To be sure, many Republicans back Trump’s emergency plan, calling it justified by the need for border security. They also cited Democratic opposition to the wall, noting that many members of the opposition don’t want to spend any money at all on any kind of border barrier.
Others point out that the courts, probably the Supreme Court, will make the ultimate decision about whether Trump has the legal authority to take this kind of action.
If the courts block Trump’s bid to declare a national emergency, that could potentially reduce Republican tensions.
If the courts back Trump, the nature of presidential relations with Congress will change, even between presidents and their parties.
There have been signs of friction before during the up-and-down relationship between Trump, the maverick businessman who had never run for office before 2016, and his adopted Republican Party.

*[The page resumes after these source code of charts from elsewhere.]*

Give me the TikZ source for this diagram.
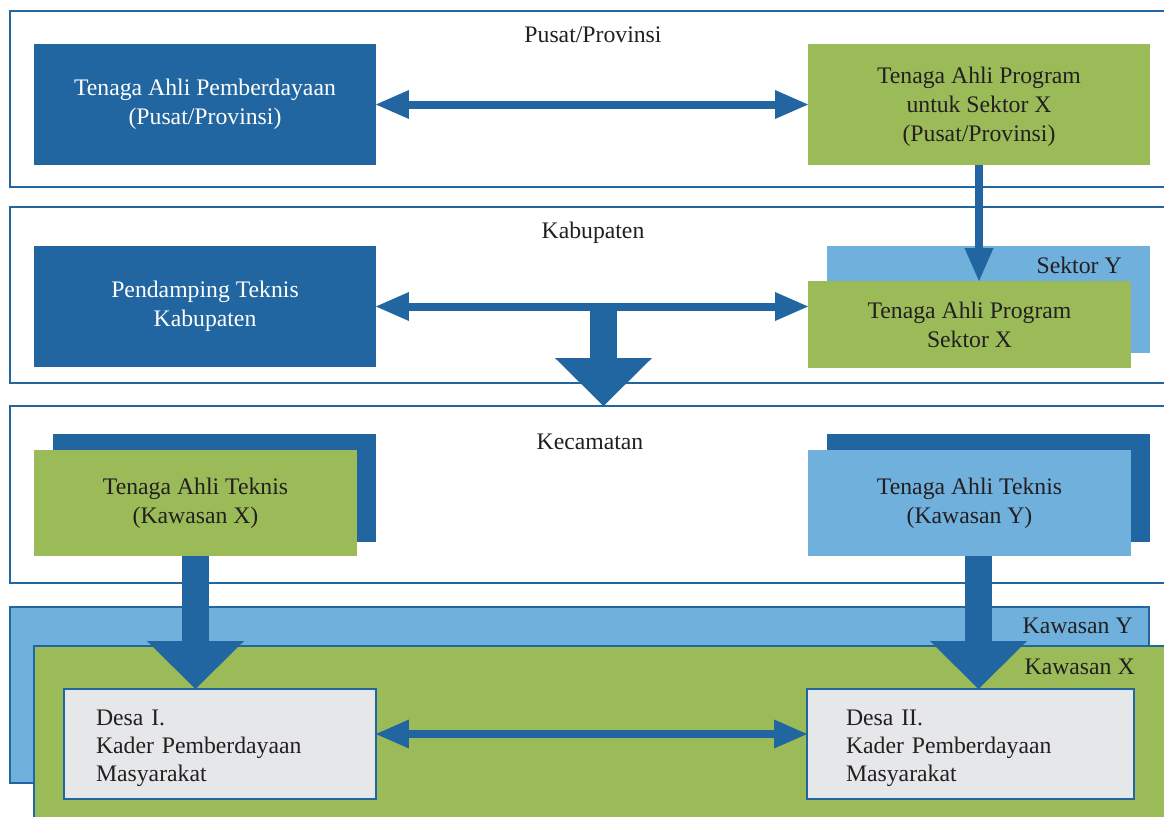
\documentclass[tikz,border=0pt]{standalone}
\usepackage{fontspec}
\setmainfont{Liberation Serif}
\usetikzlibrary{arrows.meta}
\definecolor{birutua}{RGB}{33,102,160}
\definecolor{hijau}{RGB}{155,187,89}
\definecolor{birumuda}{RGB}{111,176,221}
\definecolor{abu}{RGB}{230,231,233}
\definecolor{teks}{RGB}{35,31,32}

\begin{document}
\begin{tikzpicture}[x=0.02cm,y=-0.02cm,
  lapisan/.style={draw=birutua,line width=0.04cm,fill=white,inner sep=0pt,outer sep=0pt},
  kotak/.style={align=center,inner sep=0pt,outer sep=0pt,text=teks,font=\fontsize{13.5}{16.4}\selectfont},
  besar/.style={kotak,minimum width=6.84cm,minimum height=2.42cm},
  sedang/.style={kotak,minimum width=6.46cm},
  desa/.style={kotak,align=left,draw=birutua,line width=0.04cm,fill=abu,minimum height=2.2cm,font=\fontsize{13.5}{16}\selectfont},
  judul/.style={inner sep=0pt,text=teks,font=\fontsize{13.5}{16.4}\selectfont},
  panah/.style={draw=birutua,line width=0.16cm,{Triangle[width=0.58cm,length=0.66cm,line width=0pt]}-{Triangle[width=0.58cm,length=0.66cm,line width=0pt]}},
  panahturun/.style={draw=birutua,line width=0.16cm,-{Triangle[width=0.58cm,length=0.66cm,line width=0pt]}},
  blok/.style={draw=birutua,line width=0.53cm,-{Triangle[width=1.94cm,length=0.96cm,line width=0pt]}}]
\clip (0,0) rectangle (1164,816);

\node[lapisan,minimum width=23.4cm,minimum height=3.52cm] (pusat) at (595,99) {};
\node[lapisan,minimum width=23.4cm,minimum height=3.52cm] (kab) at (595,295) {};
\node[lapisan,minimum width=23.4cm,minimum height=3.54cm] (kec) at (595,494.5) {};
\node[lapisan,fill=birumuda,minimum width=22.78cm,minimum height=3.52cm] (kawy) at (579.5,695) {};
\node[lapisan,fill=hijau,minimum width=23.12cm,minimum height=3.68cm] (kawx) at (612,738) {};

\node[judul] at (593,35) {Pusat/Provinsi};
\node[judul] at (593,233) {Kabupaten};
\node[judul] at (590,442) {Kecamatan};
\node[judul,anchor=east] at (1133,626) {Kawasan Y};
\node[judul,anchor=east] at (1135,667) {Kawasan X};

\node[besar,fill=birutua,text=white] (tap) at (205,104.5) {Tenaga Ahli Pemberdayaan\\(Pusat/Provinsi)};
\node[besar,fill=hijau] (tapx) at (979,104.5) {\rule{0pt}{12pt}Tenaga Ahli Program\\untuk Sektor X\\(Pusat/Provinsi)};

\node[besar,fill=birutua,text=white] (ptk) at (205,306.5) {Pendamping Teknis\\Kabupaten};
\fill[birumuda] (827,246) rectangle (1150,353);
\node[judul,anchor=east] at (1122,265) {Sektor Y};
\node[sedang,fill=hijau,minimum height=1.74cm] (tapsx) at (969.5,324.5) {Tenaga Ahli Program\\Sektor X};

\fill[birutua] (53,434) rectangle (376,542);
\fill[birutua] (827,434) rectangle (1150,542);
\node[sedang,fill=hijau,minimum height=2.12cm] (tatx) at (195.5,503) {Tenaga Ahli Teknis\\(Kawasan X)};
\node[sedang,fill=birumuda,minimum height=2.12cm] (taty) at (969.5,503) {Tenaga Ahli Teknis\\(Kawasan Y)};

\node[desa,inner xsep=0.64cm,text width=4.96cm] (desa1) at (220,744) {\rule{0pt}{14pt}Desa I.\\Kader Pemberdayaan\\Masyarakat};
\node[desa,inner xsep=0.78cm,text width=4.98cm] (desa2) at (970.5,744) {\rule{0pt}{14pt}Desa II.\\Kader Pemberdayaan\\Masyarakat};

\path[panah] (tap) -- (tapx);
\path[panahturun] (tapx.south) -- (tapx.south |- tapsx.north);
\path[panah] (ptk.east) -- (ptk.east -| tapsx.west);
\coordinate (tengah) at (603.5,306.5);
\path[blok] (tengah) -- (tengah |- kec.north);
\path[blok] (tatx.south) -- (tatx.south |- desa1.north);
\path[blok] ([xshift=0.18cm]taty.south) -- ([xshift=0.18cm]taty.south |- desa2.north);
\path[panah] ([yshift=0.2cm]desa1.east) -- ([yshift=0.2cm]desa1.east -| desa2.west);
\end{tikzpicture}
\end{document}
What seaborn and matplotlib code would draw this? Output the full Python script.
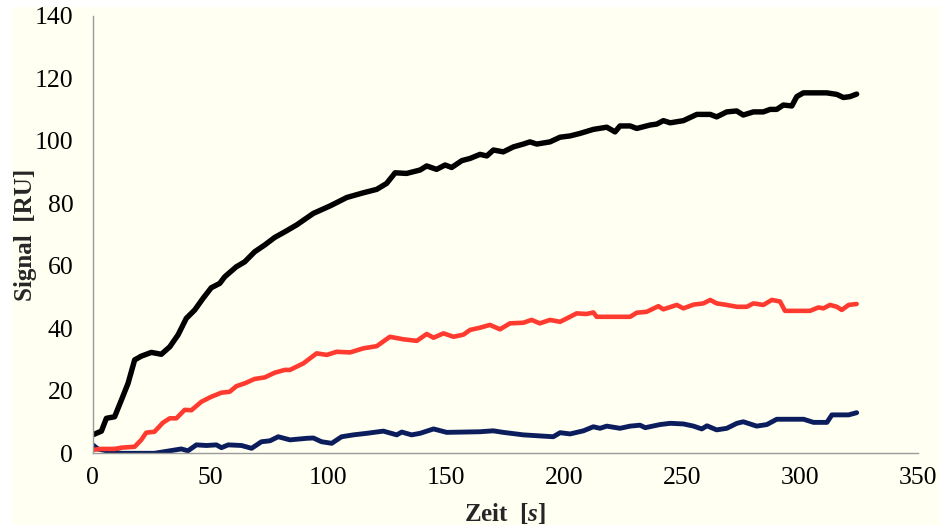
import matplotlib
matplotlib.use("Agg")
import matplotlib.pyplot as plt
import seaborn as sns
import pandas as pd
from matplotlib.patches import Rectangle

# ---- data ----
black_t = [0, 3.7, 5.8, 9.3, 12.2, 15, 17.8, 20.6, 24.9, 29.1, 32.7, 36.2, 39.7, 43.3,
           46.8, 50.3, 53.9, 56, 60.9, 64.5, 68.7, 73, 77.2, 81.5, 86.5, 93.6, 100.7,
           107.8, 114.8, 120.5, 124.7, 128.3, 133.2, 138.9, 141.7, 145.9, 149.5, 152.3,
           156.6, 160.1, 164.3, 167.2, 170, 174.2, 178.5, 182.7, 185.5, 188.4, 194,
           198.3, 202.5, 206.7, 212.4, 218.1, 221.6, 223.7, 228, 230.8, 236.5, 239.3,
           242.1, 245, 250.6, 256.3, 262, 264.7, 269, 273.2, 276, 280.3, 284.5, 287.4,
           290.2, 293, 296.6, 298.7, 301.5, 311.4, 315.7, 318.5, 321.3, 324.1]
black_v = [5.9, 7.1, 11.2, 11.7, 17.1, 22.4, 29.9, 31.1, 32.3, 31.7, 34.1, 37.9, 43.2, 45.9,
           49.6, 53.0, 54.4, 56.5, 59.7, 61.3, 64.5, 66.7, 69.1, 70.9, 73.1, 76.8, 79.2,
           81.9, 83.4, 84.5, 86.4, 89.8, 89.6, 90.7, 92.0, 90.9, 92.3, 91.5,
           93.7, 94.4, 95.7, 95.2, 97.1, 96.5, 98.1, 99.0, 99.7, 99.0, 99.7,
           101.2, 101.6, 102.4, 103.7, 104.4, 102.9, 104.8, 104.8, 104.0, 105.1, 105.4,
           106.5, 105.8, 106.5, 108.5, 108.5, 107.7, 109.3, 109.6, 108.3, 109.3, 109.3, 110.1,
           110.1, 111.5, 111.2, 114.2, 115.4, 115.4, 114.9, 113.9, 114.2, 115.0]

red_t = [0, 3.7, 9.3, 12.2, 17.8, 20.6, 22.7, 26.2, 29.8, 32.7, 35.5, 39, 41.9, 46.1, 50.3,
         54.6, 58.1, 61, 64.5, 68.7, 73, 77.2, 81.5, 83.7, 89.4, 95, 99.3, 103.5, 109.2,
         114.8, 120.5, 126.1, 131.8, 137.5, 141.7, 144.6, 148.8, 153.1, 157.3, 160.1,
         164.3, 168.5, 172.8, 177, 182.7, 186.2, 189.7, 194, 198.3, 202.5, 205.3, 209.5,
         212.4, 213.8, 228, 230.8, 235, 240, 242.1, 247.8, 250.6, 254.9, 259.1, 262,
         264.7, 269, 273.3, 277.5, 280.3, 284.5, 288.1, 291.6, 293.7, 304.3, 307.9, 310,
         312.8, 315.7, 317.8, 320.7, 324.1]
red_v = [1.1, 1.4, 1.4, 1.8, 2.1, 4.3, 6.6, 6.9, 9.8, 11.2, 11.2, 13.9, 13.8, 16.5, 18.1,
         19.4, 19.7, 21.5, 22.4, 23.8, 24.3, 25.8, 26.7, 26.7, 28.8, 32.0, 31.5, 32.5, 32.3,
         33.6, 34.3, 37.3, 36.5, 36.0, 38.2, 37.0, 38.4, 37.3, 38.0, 39.5,
         40.2, 41.1, 39.7, 41.6, 41.8, 42.7, 41.6, 42.7, 42.1, 43.7, 44.8, 44.6,
         45.1, 43.7, 43.7, 45.0, 45.3, 47.1, 46.1, 47.5, 46.4, 47.6, 48.0, 49.1,
         48.0, 47.5, 46.9, 46.9, 48.0, 47.5, 49.1, 48.6, 45.6, 45.6, 46.7, 46.4,
         47.5, 46.9, 45.9, 47.5, 47.8]

navy_t = [0, 2.2, 6.5, 12.2, 26.2, 31.9, 37.6, 40.4, 44, 48.2, 52.5, 54.6, 57.5, 63.1,
          67.4, 71.6, 75.2, 78.7, 83.7, 90.8, 93.6, 97.1, 101.4, 105.6, 110.6, 116.3,
          123.3, 129, 131.1, 135.3, 138.9, 144.6, 150.2, 157.3, 164.3, 169.9, 174.2,
          182.7, 195.4, 198.3, 202.5, 208.2, 212.4, 215.2, 218.1, 223.7, 228, 232.2,
          234.4, 240.7, 245, 250.6, 254.9, 258.4, 260.6, 264.7, 269, 273.3, 276, 281.7,
          286, 290.2, 301.6, 305.8, 311.5, 313.6, 320.7, 324.1]
navy_v = [2.7, 1.4, 0.7, 0, 0, 0.7, 1.4, 0.8, 2.7, 2.5, 2.7, 1.8, 2.7, 2.5,
          1.6, 3.7, 4.0, 5.3, 4.3, 4.8, 4.9, 3.7, 3.2, 5.3, 5.9, 6.4,
          7.1, 5.9, 6.8, 5.9, 6.4, 7.8, 6.7, 6.8, 6.9, 7.2, 6.7,
          5.9, 5.3, 6.6, 6.2, 7.2, 8.5, 8.0, 8.7, 8.0, 8.7, 9.0,
          8.2, 9.2, 9.6, 9.4, 8.7, 7.8, 8.8, 7.5, 8.0, 9.6, 10.1, 8.7,
          9.2, 10.9, 10.9, 9.9, 9.9, 12.3, 12.3, 13.0]

x_ticks = [0, 50, 100, 150, 200, 250, 300, 350]
y_ticks = [0, 20, 40, 60, 80, 100, 120, 140]
x_label = r"Zeit  [$\mathbfit{s}$]"
y_label = "Signal  [RU]"

# ---- styling ----
sns.set_style("white")
plt.rcParams["font.family"] = ["Liberation Serif", "DejaVu Serif"]
plt.rcParams["mathtext.fontset"] = "custom"
plt.rcParams["mathtext.it"] = "Liberation Serif:italic"
plt.rcParams["mathtext.bfit"] = "Liberation Serif:bold:italic"
plt.rcParams["mathtext.rm"] = "Liberation Serif"

cream = "#FFFFF2"
fig = plt.figure(figsize=(9.4, 5.25), dpi=100, facecolor="white")
fig.patches.append(Rectangle((12 / 940, 0), 1 - 12 / 940, 1 - 7 / 525,
                             transform=fig.transFigure, facecolor=cream,
                             edgecolor="none", zorder=-10))
ax = fig.add_axes([92.7 / 940, 1 - 453.3 / 525, 825 / 940, 437.3 / 525])
ax.set_facecolor(cream)
ax.set_zorder(5)

df_b = pd.DataFrame({"t": black_t, "v": black_v})
df_r = pd.DataFrame({"t": red_t, "v": red_v})
df_n = pd.DataFrame({"t": navy_t, "v": navy_v})

line_kw = dict(estimator=None, sort=False, solid_joinstyle="round",
               solid_capstyle="round")
sns.lineplot(data=df_n, x="t", y="v", ax=ax, color="#0B1D5C", linewidth=3.5, **line_kw)
sns.lineplot(data=df_r, x="t", y="v", ax=ax, color="#FF3B30", linewidth=3.3, **line_kw)
sns.lineplot(data=df_b, x="t", y="v", ax=ax, color="black", linewidth=3.9, **line_kw)

ax.set_xlim(0, 350)
ax.set_ylim(0, 140)
ax.set_xticks(x_ticks)
ax.set_yticks(y_ticks)

for s in ["top", "right"]:
    ax.spines[s].set_visible(False)
for s in ["left", "bottom"]:
    ax.spines[s].set_color("#9A9A9A")
    ax.spines[s].set_linewidth(1.0)

ax.tick_params(axis="both", which="major", direction="out", length=5, width=1.0,
               color="#9A9A9A", labelsize=18.5, labelcolor="black")
ax.tick_params(axis="y", pad=9)
ax.tick_params(axis="x", pad=5)

ax.set_xlabel(x_label, fontsize=18, fontweight="bold")
ax.set_ylabel(y_label, fontsize=18, fontweight="bold")
ax.xaxis.set_label_coords(0.5, -0.108)
ax.yaxis.set_label_coords(-0.0675, 0.5)

fig.savefig("out.png", dpi=100, facecolor=fig.get_facecolor())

Congressional Republicans have pushed back on concerns that Trump might try to remove special counsel Robert Mueller over the Russia investigation. They have criticized Trump for his decision to remove troops from Syria and his attacks on NATO.
Last week, hours before Trump delivered his State of the Union address, the Republican-controlled Senate approved legislation that included sharp criticism of Trump over planned withdrawals of U.S. troops from Syria and Afghanistan.
For his part, Trump has blamed party members, particularly former House Speaker Paul Ryan, for their loss of the House during last year’s elections, as well as other reversals.
Now come legal and political battles over national emergencies, even after Republicans had asked Trump not to take this step.
Some Republican analysts said the legal and political aspects of a unique situation make it hard to assess long-term impact.
Texas-based political consultant Matt Mackowiak said Pelosi’s efforts to force a vote on the resolution “may divide the Republicans somewhat.”
After that is anyone’s guess.
“This is a constitutional issue and a separation-of-powers issue,” he said. “And it doesn’t break down nearly on party lines.”